* [Supplied data]:
------------

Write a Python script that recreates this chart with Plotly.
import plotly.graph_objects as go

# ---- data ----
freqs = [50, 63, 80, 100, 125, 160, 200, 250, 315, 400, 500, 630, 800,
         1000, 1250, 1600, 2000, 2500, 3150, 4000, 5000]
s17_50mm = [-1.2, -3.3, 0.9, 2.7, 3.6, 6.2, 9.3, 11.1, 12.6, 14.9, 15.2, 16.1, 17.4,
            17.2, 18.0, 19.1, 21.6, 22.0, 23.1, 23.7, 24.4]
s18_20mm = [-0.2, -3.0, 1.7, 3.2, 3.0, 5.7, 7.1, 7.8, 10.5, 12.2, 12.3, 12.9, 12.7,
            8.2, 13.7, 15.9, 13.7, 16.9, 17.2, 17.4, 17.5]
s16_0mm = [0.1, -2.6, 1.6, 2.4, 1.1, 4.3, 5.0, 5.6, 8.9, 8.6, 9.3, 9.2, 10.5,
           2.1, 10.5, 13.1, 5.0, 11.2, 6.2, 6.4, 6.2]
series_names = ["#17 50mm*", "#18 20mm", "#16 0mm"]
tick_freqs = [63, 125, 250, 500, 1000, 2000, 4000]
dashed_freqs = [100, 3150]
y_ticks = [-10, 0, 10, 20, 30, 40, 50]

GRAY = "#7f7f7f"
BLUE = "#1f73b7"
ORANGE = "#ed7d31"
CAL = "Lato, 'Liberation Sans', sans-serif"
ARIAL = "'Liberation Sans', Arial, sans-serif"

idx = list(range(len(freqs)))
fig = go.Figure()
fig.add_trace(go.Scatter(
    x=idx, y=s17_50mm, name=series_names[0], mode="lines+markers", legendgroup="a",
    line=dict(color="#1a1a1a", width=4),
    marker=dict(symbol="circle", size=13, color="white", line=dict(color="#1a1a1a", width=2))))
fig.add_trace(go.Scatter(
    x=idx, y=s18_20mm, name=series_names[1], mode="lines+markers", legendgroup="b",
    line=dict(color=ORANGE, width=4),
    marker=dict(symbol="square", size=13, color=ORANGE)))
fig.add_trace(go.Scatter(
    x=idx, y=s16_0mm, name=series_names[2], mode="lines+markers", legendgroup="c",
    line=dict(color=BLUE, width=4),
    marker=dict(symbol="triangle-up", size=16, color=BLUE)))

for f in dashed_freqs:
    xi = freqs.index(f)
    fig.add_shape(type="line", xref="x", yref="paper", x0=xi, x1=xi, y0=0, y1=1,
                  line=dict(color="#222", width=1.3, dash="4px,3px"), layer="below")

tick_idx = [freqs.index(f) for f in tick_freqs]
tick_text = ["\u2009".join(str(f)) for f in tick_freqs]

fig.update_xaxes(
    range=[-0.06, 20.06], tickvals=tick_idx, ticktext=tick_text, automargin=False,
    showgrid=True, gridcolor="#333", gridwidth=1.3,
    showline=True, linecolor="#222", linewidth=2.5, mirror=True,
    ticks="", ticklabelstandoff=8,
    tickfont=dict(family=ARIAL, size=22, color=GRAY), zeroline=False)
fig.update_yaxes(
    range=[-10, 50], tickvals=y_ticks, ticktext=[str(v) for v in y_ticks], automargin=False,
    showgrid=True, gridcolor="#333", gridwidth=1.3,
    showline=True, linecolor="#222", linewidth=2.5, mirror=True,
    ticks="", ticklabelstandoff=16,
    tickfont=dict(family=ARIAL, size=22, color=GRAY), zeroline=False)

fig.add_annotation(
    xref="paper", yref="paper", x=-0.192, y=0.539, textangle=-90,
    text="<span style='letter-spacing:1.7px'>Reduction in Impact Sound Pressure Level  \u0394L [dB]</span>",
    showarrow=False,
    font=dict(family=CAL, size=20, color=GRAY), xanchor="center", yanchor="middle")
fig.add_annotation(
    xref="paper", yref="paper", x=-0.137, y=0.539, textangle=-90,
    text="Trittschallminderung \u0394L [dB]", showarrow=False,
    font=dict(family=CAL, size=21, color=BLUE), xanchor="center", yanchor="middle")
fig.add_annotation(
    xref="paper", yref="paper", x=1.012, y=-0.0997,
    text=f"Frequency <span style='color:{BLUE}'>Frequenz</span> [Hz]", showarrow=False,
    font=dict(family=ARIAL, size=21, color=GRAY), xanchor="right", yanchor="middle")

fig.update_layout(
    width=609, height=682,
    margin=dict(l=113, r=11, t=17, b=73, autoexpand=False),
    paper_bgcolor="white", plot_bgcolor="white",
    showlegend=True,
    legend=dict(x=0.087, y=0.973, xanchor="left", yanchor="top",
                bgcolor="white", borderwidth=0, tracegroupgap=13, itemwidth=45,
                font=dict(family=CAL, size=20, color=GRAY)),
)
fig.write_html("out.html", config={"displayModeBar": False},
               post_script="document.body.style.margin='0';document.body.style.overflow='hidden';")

------------

* [Exercise prompt]:
Retype the material in full. Each word must match.

* [Solution]:
Write a Python script that recreates this chart with Plotly.
import plotly.graph_objects as go

# ---- data ----
freqs = [50, 63, 80, 100, 125, 160, 200, 250, 315, 400, 500, 630, 800,
         1000, 1250, 1600, 2000, 2500, 3150, 4000, 5000]
s17_50mm = [-1.2, -3.3, 0.9, 2.7, 3.6, 6.2, 9.3, 11.1, 12.6, 14.9, 15.2, 16.1, 17.4,
            17.2, 18.0, 19.1, 21.6, 22.0, 23.1, 23.7, 24.4]
s18_20mm = [-0.2, -3.0, 1.7, 3.2, 3.0, 5.7, 7.1, 7.8, 10.5, 12.2, 12.3, 12.9, 12.7,
            8.2, 13.7, 15.9, 13.7, 16.9, 17.2, 17.4, 17.5]
s16_0mm = [0.1, -2.6, 1.6, 2.4, 1.1, 4.3, 5.0, 5.6, 8.9, 8.6, 9.3, 9.2, 10.5,
           2.1, 10.5, 13.1, 5.0, 11.2, 6.2, 6.4, 6.2]
series_names = ["#17 50mm*", "#18 20mm", "#16 0mm"]
tick_freqs = [63, 125, 250, 500, 1000, 2000, 4000]
dashed_freqs = [100, 3150]
y_ticks = [-10, 0, 10, 20, 30, 40, 50]

GRAY = "#7f7f7f"
BLUE = "#1f73b7"
ORANGE = "#ed7d31"
CAL = "Lato, 'Liberation Sans', sans-serif"
ARIAL = "'Liberation Sans', Arial, sans-serif"

idx = list(range(len(freqs)))
fig = go.Figure()
fig.add_trace(go.Scatter(
    x=idx, y=s17_50mm, name=series_names[0], mode="lines+markers", legendgroup="a",
    line=dict(color="#1a1a1a", width=4),
    marker=dict(symbol="circle", size=13, color="white", line=dict(color="#1a1a1a", width=2))))
fig.add_trace(go.Scatter(
    x=idx, y=s18_20mm, name=series_names[1], mode="lines+markers", legendgroup="b",
    line=dict(color=ORANGE, width=4),
    marker=dict(symbol="square", size=13, color=ORANGE)))
fig.add_trace(go.Scatter(
    x=idx, y=s16_0mm, name=series_names[2], mode="lines+markers", legendgroup="c",
    line=dict(color=BLUE, width=4),
    marker=dict(symbol="triangle-up", size=16, color=BLUE)))

for f in dashed_freqs:
    xi = freqs.index(f)
    fig.add_shape(type="line", xref="x", yref="paper", x0=xi, x1=xi, y0=0, y1=1,
                  line=dict(color="#222", width=1.3, dash="4px,3px"), layer="below")

tick_idx = [freqs.index(f) for f in tick_freqs]
tick_text = ["\u2009".join(str(f)) for f in tick_freqs]

fig.update_xaxes(
    range=[-0.06, 20.06], tickvals=tick_idx, ticktext=tick_text, automargin=False,
    showgrid=True, gridcolor="#333", gridwidth=1.3,
    showline=True, linecolor="#222", linewidth=2.5, mirror=True,
    ticks="", ticklabelstandoff=8,
    tickfont=dict(family=ARIAL, size=22, color=GRAY), zeroline=False)
fig.update_yaxes(
    range=[-10, 50], tickvals=y_ticks, ticktext=[str(v) for v in y_ticks], automargin=False,
    showgrid=True, gridcolor="#333", gridwidth=1.3,
    showline=True, linecolor="#222", linewidth=2.5, mirror=True,
    ticks="", ticklabelstandoff=16,
    tickfont=dict(family=ARIAL, size=22, color=GRAY), zeroline=False)

fig.add_annotation(
    xref="paper", yref="paper", x=-0.192, y=0.539, textangle=-90,
    text="<span style='letter-spacing:1.7px'>Reduction in Impact Sound Pressure Level  \u0394L [dB]</span>",
    showarrow=False,
    font=dict(family=CAL, size=20, color=GRAY), xanchor="center", yanchor="middle")
fig.add_annotation(
    xref="paper", yref="paper", x=-0.137, y=0.539, textangle=-90,
    text="Trittschallminderung \u0394L [dB]", showarrow=False,
    font=dict(family=CAL, size=21, color=BLUE), xanchor="center", yanchor="middle")
fig.add_annotation(
    xref="paper", yref="paper", x=1.012, y=-0.0997,
    text=f"Frequency <span style='color:{BLUE}'>Frequenz</span> [Hz]", showarrow=False,
    font=dict(family=ARIAL, size=21, color=GRAY), xanchor="right", yanchor="middle")

fig.update_layout(
    width=609, height=682,
    margin=dict(l=113, r=11, t=17, b=73, autoexpand=False),
    paper_bgcolor="white", plot_bgcolor="white",
    showlegend=True,
    legend=dict(x=0.087, y=0.973, xanchor="left", yanchor="top",
                bgcolor="white", borderwidth=0, tracegroupgap=13, itemwidth=45,
                font=dict(family=CAL, size=20, color=GRAY)),
)
fig.write_html("out.html", config={"displayModeBar": False},
               post_script="document.body.style.margin='0';document.body.style.overflow='hidden';")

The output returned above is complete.